**INSTRUCTIONS TO FOLLOW:** Scan the data below for the string "that". Show every line where it turns up.

--------------------

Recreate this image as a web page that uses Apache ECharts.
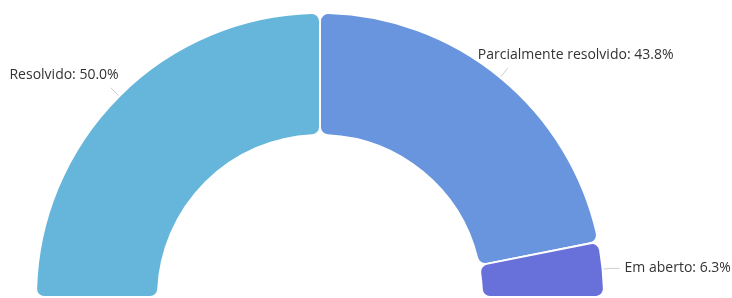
<!DOCTYPE html>
<html>
<head>
<meta charset="utf-8">
<script src="https://cdn.jsdelivr.net/npm/echarts@6/dist/echarts.min.js"></script>
<style>
  html, body { margin: 0; padding: 0; background: #fff; }
  #main { width: 732px; height: 298px; }
</style>
</head>
<body>
<div id="main"></div>
<script>
const categories = ['Resolvido', 'Parcialmente resolvido', 'Em aberto']
const counts = [8, 7, 1]
const colors = ['#66b6db', '#6895de', '#6870da']

// label nudges so text sits above the short leader line
const labelShift = [[13, -13], [-35, -13], [0, 0]]

const chart = echarts.init(document.getElementById('main'))

let option = {
  backgroundColor: '#ffffff',
  animation: false,
  series: [
    {
      type: 'pie',
      center: [320, 297],
      radius: [162, 284],
      startAngle: 180,
      endAngle: 360,
      clockwise: true,
      itemStyle: {
        borderColor: '#ffffff',
        borderWidth: 2,
        borderRadius: 8
      },
      label: {
        show: true,
        color: '#333',
        fontFamily: 'Open Sans',
        fontSize: 14,
        overflow: 'none',
        formatter: p => p.name + ': ' + p.percent.toFixed(1) + '%'
      },
      labelLine: {
        length: 12,
        length2: 0,
        lineStyle: { color: '#cccccc' }
      },
      labelLayout: p => ({ dx: labelShift[p.dataIndex][0], dy: labelShift[p.dataIndex][1] }),
      data: categories.map((c, i) => ({
        name: c,
        value: counts[i],
        itemStyle: { color: colors[i] },
        labelLine: i === 2 ? { length: 8, length2: 9 } : undefined
      }))
    }
  ]
}
option && chart.setOption(option)
</script>
</body>
</html>
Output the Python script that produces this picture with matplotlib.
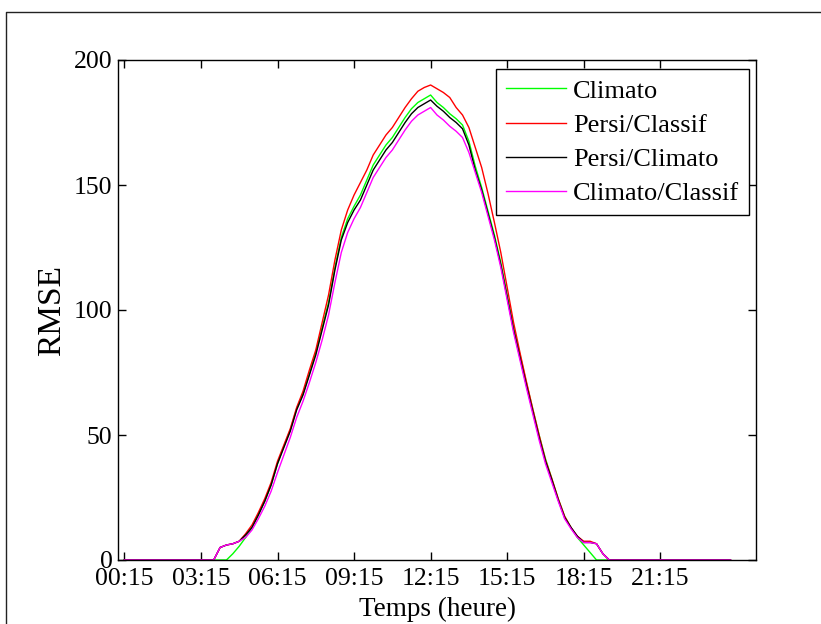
# RMSE des quatre modeles sur une journee (pas de 15 min)
import matplotlib
matplotlib.use("Agg")
import matplotlib.pyplot as plt
from matplotlib.lines import Line2D
import numpy as np

plt.rcParams['font.family'] = ['Liberation Serif', 'DejaVu Serif']

# index of the 15-min step, 1 = 00:15 ... 96 = 24:00
steps = np.arange(1, 97)

climato = [0, 0, 0, 0, 0, 0, 0, 0, 0, 0, 0, 0, 0, 0, 0, 0, 0,
           2.5, 5.5, 9, 13, 18, 23.5, 30, 38.5, 45.5, 52, 60.5, 66.5, 74.5,
           83, 93, 103, 117, 129, 136.5, 141.5, 146, 152, 158, 162, 166, 169,
           173, 177, 180.5, 183, 184.5, 186, 183, 181, 178.5, 176.5, 174,
           167.5, 157.5, 149, 139.5, 130, 119, 106, 93, 82, 71, 60.5, 50,
           40.5, 32.5, 24.5, 17.5, 13, 9, 6, 3,
           0, 0, 0, 0, 0, 0, 0, 0, 0, 0, 0, 0, 0, 0, 0, 0, 0, 0, 0, 0, 0, 0]

persi_classif = [0, 0, 0, 0, 0, 0, 0, 0, 0, 0, 0, 0, 0, 0, 0,
                 5, 6, 6.5, 7.5, 10.5, 14, 19, 24.5, 31, 39.5, 46, 52.5, 61,
                 67.5, 76, 84, 95, 106, 120, 132, 140, 146, 151, 156, 162, 166,
                 170, 173, 177, 181, 184.5, 187.5, 189, 190, 188.5, 187, 185,
                 181, 178, 173, 165, 157, 146.5, 135, 123, 109, 95, 83, 71.5,
                 60.5, 50, 40, 32.5, 24.5, 17.5, 13, 9.5, 7.5, 7.5, 6.5, 2.5,
                 0, 0, 0, 0, 0, 0, 0, 0, 0, 0, 0, 0, 0, 0, 0, 0, 0, 0, 0, 0]

persi_climato = [0, 0, 0, 0, 0, 0, 0, 0, 0, 0, 0, 0, 0, 0, 0,
                 5, 6, 6.5, 7.5, 10, 13, 18, 23.5, 30, 38.5, 45, 51.5, 60, 66,
                 74, 82, 92, 102, 116, 128, 135, 140, 144, 150, 156, 160, 164,
                 167, 171, 175, 178.5, 181, 182.5, 184, 181.5, 179.5, 177, 175,
                 172.5, 166, 156, 148, 138.5, 129, 118, 105, 92, 81, 70, 59.5,
                 49, 39.5, 32, 24, 17, 13, 9.5, 7, 7, 6.5, 2.5,
                 0, 0, 0, 0, 0, 0, 0, 0, 0, 0, 0, 0, 0, 0, 0, 0, 0, 0, 0, 0]

climato_classif = [0, 0, 0, 0, 0, 0, 0, 0, 0, 0, 0, 0, 0, 0, 0,
                   5, 6, 6.5, 7.5, 9, 12, 16.5, 21.5, 27.5, 35, 42, 49, 57,
                   63.5, 71, 79, 88, 98, 111, 123, 131, 136.5, 141, 147, 153,
                   157, 161, 164, 168, 172, 175.5, 178, 179.5, 181, 178, 176,
                   173.5, 171.5, 169, 163, 155, 147, 137.5, 128, 117, 104, 91,
                   80, 69, 58.5, 48, 38.5, 31, 23.5, 16.5, 12.5, 9, 7, 7, 6.5,
                   2.5,
                   0, 0, 0, 0, 0, 0, 0, 0, 0, 0, 0, 0, 0, 0, 0, 0, 0, 0, 0, 0]

tick_steps = [1, 13, 25, 37, 49, 61, 73, 85]
tick_labels = ['00:15', '03:15', '06:15', '09:15', '12:15', '15:15', '18:15', '21:15']

fig = plt.figure(figsize=(8.21, 6.24), dpi=100)
ax = fig.add_axes([118 / 821, 64 / 624, 638 / 821, 500 / 624])

ax.plot(steps, climato, color=(0, 1, 0), lw=1.0, label='Climato')
ax.plot(steps, persi_classif, color=(1, 0, 0), lw=1.0, label='Persi/Classif')
ax.plot(steps, persi_climato, color='black', lw=1.0, label='Persi/Climato')
ax.plot(steps, climato_classif, color=(1, 0, 1), lw=1.0, label='Climato/Classif')

ax.set_xlim(0, 100)
ax.set_ylim(0, 200)
ax.set_xticks(tick_steps)
ax.set_xticklabels(tick_labels)
ax.set_yticks([0, 50, 100, 150, 200])
ax.tick_params(direction='in', top=True, right=True, length=6, width=1,
               labelsize=18.5, pad=4)
ax.tick_params(axis='x', pad=6)
for s in ax.spines.values():
    s.set_linewidth(1.0)

ax.set_xlabel('Temps (heure)', fontsize=19.5, labelpad=5)
ax.set_ylabel('RMSE', fontsize=24, labelpad=5)

leg = ax.legend(loc='upper right', bbox_to_anchor=(0.989, 0.982),
                borderaxespad=0, fontsize=19, fancybox=False, framealpha=1,
                edgecolor='black', labelspacing=0.41, borderpad=0.38,
                handlelength=2.27, handletextpad=0.25)
leg.get_frame().set_linewidth(1.0)

# cadre de la figure (coupe a droite et en bas)
fig.add_artist(Line2D([6 / 821, 6 / 821, 1], [0, 1 - 12 / 624, 1 - 12 / 624],
                      transform=fig.transFigure, color='#222222', lw=1.0))

fig.savefig('out.png', dpi=100)
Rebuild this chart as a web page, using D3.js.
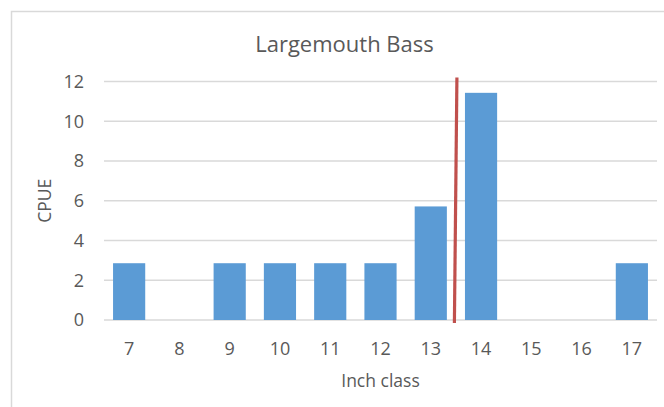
<!DOCTYPE html>
<html>
<head>
<meta charset="utf-8">
<script src="https://cdn.jsdelivr.net/npm/d3@7"></script>
<style>
  html, body { margin: 0; padding: 0; background: #fff; }
  svg { display: block; font-family: "Open Sans", sans-serif; }
</style>
</head>
<body>
<svg id="chart" width="664" height="407"></svg>
<script>
const categories = ["7", "8", "9", "10", "11", "12", "13", "14", "15", "16", "17"];
const cpue = [2.857, 0, 2.857, 2.857, 2.857, 2.857, 5.714, 11.43, 0, 0, 2.857];
const yTicks = [0, 2, 4, 6, 8, 10, 12];
const titleText = "Largemouth Bass";
const xTitle = "Inch class";
const yTitle = "CPUE";
// reference line between classes 13 and 14 (top and bottom ends, in category position and value units)
const refLine = [{pos: 13.52, v: 12.2}, {pos: 13.47, v: -0.15}];

(function () {
const svg = d3.select("#chart");
const W = 664, H = 407;
const pLeft = 104, pRight = 657, pTop = 81.5, pBottom = 320;

// chart border
svg.append("path")
  .attr("d", `M11.5,${H} V11.5 H${W}`)
  .attr("fill", "none").attr("stroke", "#d9d9d9").attr("stroke-width", 1.5);

const x = d3.scaleBand().domain(categories).range([pLeft, pRight]).paddingInner(0.36).paddingOuter(0.18);
const y = d3.scaleLinear().domain([0, 12]).range([pBottom, pTop]);

// gridlines
svg.append("g").selectAll("line").data(yTicks).join("line")
  .attr("x1", pLeft).attr("x2", pRight)
  .attr("y1", d => y(d)).attr("y2", d => y(d))
  .attr("stroke", "#d9d9d9").attr("stroke-width", 1.3);

// y axis labels
const yAxis = d3.axisLeft(y).tickValues(yTicks).tickSize(0).tickPadding(0);
svg.append("g").attr("transform", `translate(84,0)`).call(yAxis)
  .call(g => g.select(".domain").remove())
  .selectAll("text").attr("fill", "#595959").attr("font-size", 18)
  .attr("font-family", "Open Sans, sans-serif");

// x axis labels
const xAxis = d3.axisBottom(x).tickSize(0).tickPadding(0);
svg.append("g").attr("transform", `translate(0,${pBottom + 22})`).call(xAxis)
  .call(g => g.select(".domain").remove())
  .selectAll("text").attr("fill", "#595959").attr("font-size", 18)
  .attr("font-family", "Open Sans, sans-serif");

// bars
svg.append("g").selectAll("rect").data(categories.map((c, i) => ({c, v: cpue[i]})).filter(d => d.v > 0)).join("rect")
  .attr("x", d => x(d.c)).attr("width", x.bandwidth())
  .attr("y", d => y(d.v)).attr("height", d => y(0) - y(d.v))
  .attr("fill", "#5b9bd5");

// reference line
const step = x.step();
const posX = p => x(categories[0]) + x.bandwidth() / 2 + (p - 7) * step;
svg.append("line")
  .attr("x1", posX(refLine[0].pos)).attr("y1", y(refLine[0].v))
  .attr("x2", posX(refLine[1].pos)).attr("y2", y(refLine[1].v))
  .attr("stroke", "#c0504d").attr("stroke-width", 3.2);

// title
svg.append("text").attr("x", 344.5).attr("y", 52)
  .attr("text-anchor", "middle").attr("fill", "#595959").attr("font-size", 22)
  .text(titleText);

// axis titles
svg.append("text").attr("x", (pLeft + pRight) / 2).attr("y", 387)
  .attr("text-anchor", "middle").attr("fill", "#595959").attr("font-size", 17.5)
  .text(xTitle);
svg.append("text").attr("transform", `translate(51,${(pTop + pBottom) / 2}) rotate(-90)`)
  .attr("text-anchor", "middle").attr("fill", "#595959").attr("font-size", 17.5)
  .text(yTitle);
})();
</script>
</body>
</html>
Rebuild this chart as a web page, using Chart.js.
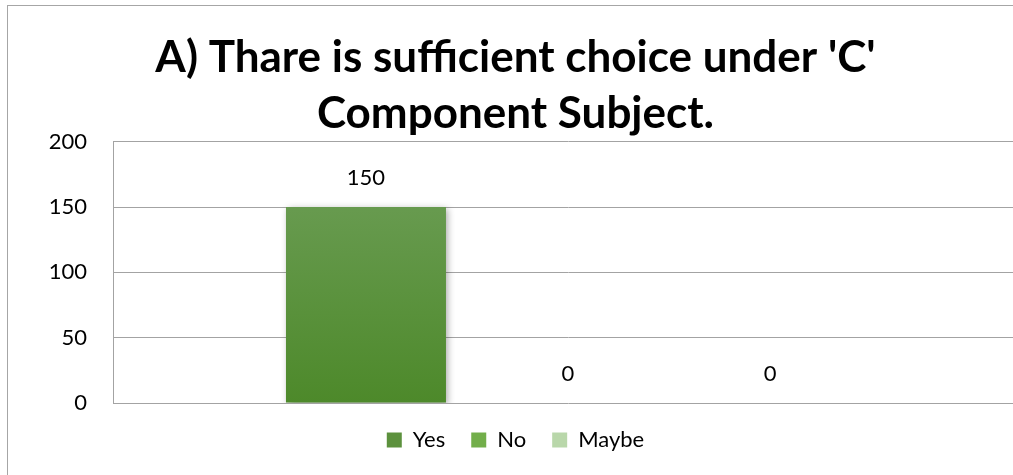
<!DOCTYPE html>
<html>
<head>
<meta charset="utf-8">
<script src="https://cdn.jsdelivr.net/npm/chart.js@4/dist/chart.umd.min.js"></script>
<style>
  html, body { margin: 0; padding: 0; background: #fff; width: 1013px; height: 475px; overflow: hidden; }
  #frame { position: absolute; left: 7px; top: 5px; width: 1006px; height: 470px; border-left: 1px solid #a6a6a6; border-top: 1px solid #a6a6a6; }
  #chartAnswers { position: absolute; left: 0; top: 0; display: block; }
</style>
</head>
<body>
<div id="frame"></div>
<canvas id="chartAnswers" width="1023" height="475"></canvas>
<script>
const titleLines = ["A) Thare is sufficient choice under 'C'", 'Component Subject.'];
const categories = [''];
const seriesNames = ['Yes', 'No', 'Maybe'];
const yesValues = [150];
const noValues = [0];
const maybeValues = [0];
const yTicks = [0, 50, 100, 150, 200];

const palette = {
  yes: ['#70a05b', '#4d892a'],
  no: ['#8cc16a', '#6aa842'],
  maybe: ['#c3dcb8', '#a9cd98'],
  legend: ['#5c913d', '#72ae4a', '#b9d7aa'],
  grid: '#a3a3a3'
};

const gradient = (pair) => (ctx) => {
  const area = ctx.chart.chartArea;
  if (!area) return pair[1];
  const g = ctx.chart.ctx.createLinearGradient(0, area.top, 0, area.bottom);
  g.addColorStop(0, pair[0]);
  g.addColorStop(1, pair[1]);
  return g;
};

const valueLabels = {
  id: 'valueLabels',
  beforeDatasetDraw(chart) {
    const c = chart.ctx;
    c.save();
    c.shadowColor = 'rgba(0,0,0,0.35)';
    c.shadowBlur = 7;
    c.shadowOffsetX = 2;
    c.shadowOffsetY = 2;
  },
  afterDatasetDraw(chart) {
    chart.ctx.restore();
  },
  afterDatasetsDraw(chart) {
    const c = chart.ctx;
    c.save();
    c.font = '22px Lato';
    c.fillStyle = '#000';
    c.textAlign = 'center';
    c.textBaseline = 'bottom';
    chart.data.datasets.forEach((ds, i) => {
      chart.getDatasetMeta(i).data.forEach((bar, j) => {
        c.fillText(String(ds.data[j]), bar.x, bar.y - 18);
      });
    });
    c.restore();
  }
};

new Chart(document.getElementById('chartAnswers').getContext('2d'), {
  type: 'bar',
  data: {
    labels: categories,
    datasets: [
      { label: seriesNames[0], data: yesValues, backgroundColor: gradient(palette.yes) },
      { label: seriesNames[1], data: noValues, backgroundColor: gradient(palette.no) },
      { label: seriesNames[2], data: maybeValues, backgroundColor: gradient(palette.maybe) }
    ]
  },
  plugins: [valueLabels],
  options: {
    responsive: false,
    animation: false,
    layout: { padding: { left: 8, top: 0, right: 0, bottom: 14 } },
    datasets: {
      bar: { categoryPercentage: 0.666, barPercentage: 0.792, borderWidth: 0 }
    },
    scales: {
      x: { display: false },
      y: {
        min: 0,
        max: 200,
        afterBuildTicks: (scale) => { scale.ticks = yTicks.map(v => ({ value: v })); },
        afterFit: (scale) => { scale.width = 105; },
        border: { display: true, color: palette.grid, width: 1 },
        grid: { color: palette.grid, lineWidth: 1, drawTicks: false },
        ticks: { padding: 26, color: '#000', font: { family: 'Lato', size: 22 } }
      }
    },
    plugins: {
      title: {
        display: true,
        text: titleLines,
        color: '#000',
        font: { family: 'Lato', size: 44, weight: 'bold', lineHeight: 1.27 },
        padding: { top: 30, bottom: 0 }
      },
      legend: {
        position: 'bottom',
        labels: {
          boxWidth: 15,
          boxHeight: 15,
          padding: 26,
          color: '#000',
          font: { family: 'Lato', size: 22 },
          generateLabels: (chart) => chart.data.datasets.map((ds, i) => ({
            text: ds.label,
            fillStyle: palette.legend[i],
            strokeStyle: palette.legend[i],
            lineWidth: 0,
            datasetIndex: i
          }))
        }
      },
      tooltip: { enabled: false }
    }
  }
});
</script>
</body>
</html>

--------------------

**WRITTEN ANSWER:**
Recreate this image as a web page that uses Apache ECharts.
Output the Python script that produces this picture with matplotlib.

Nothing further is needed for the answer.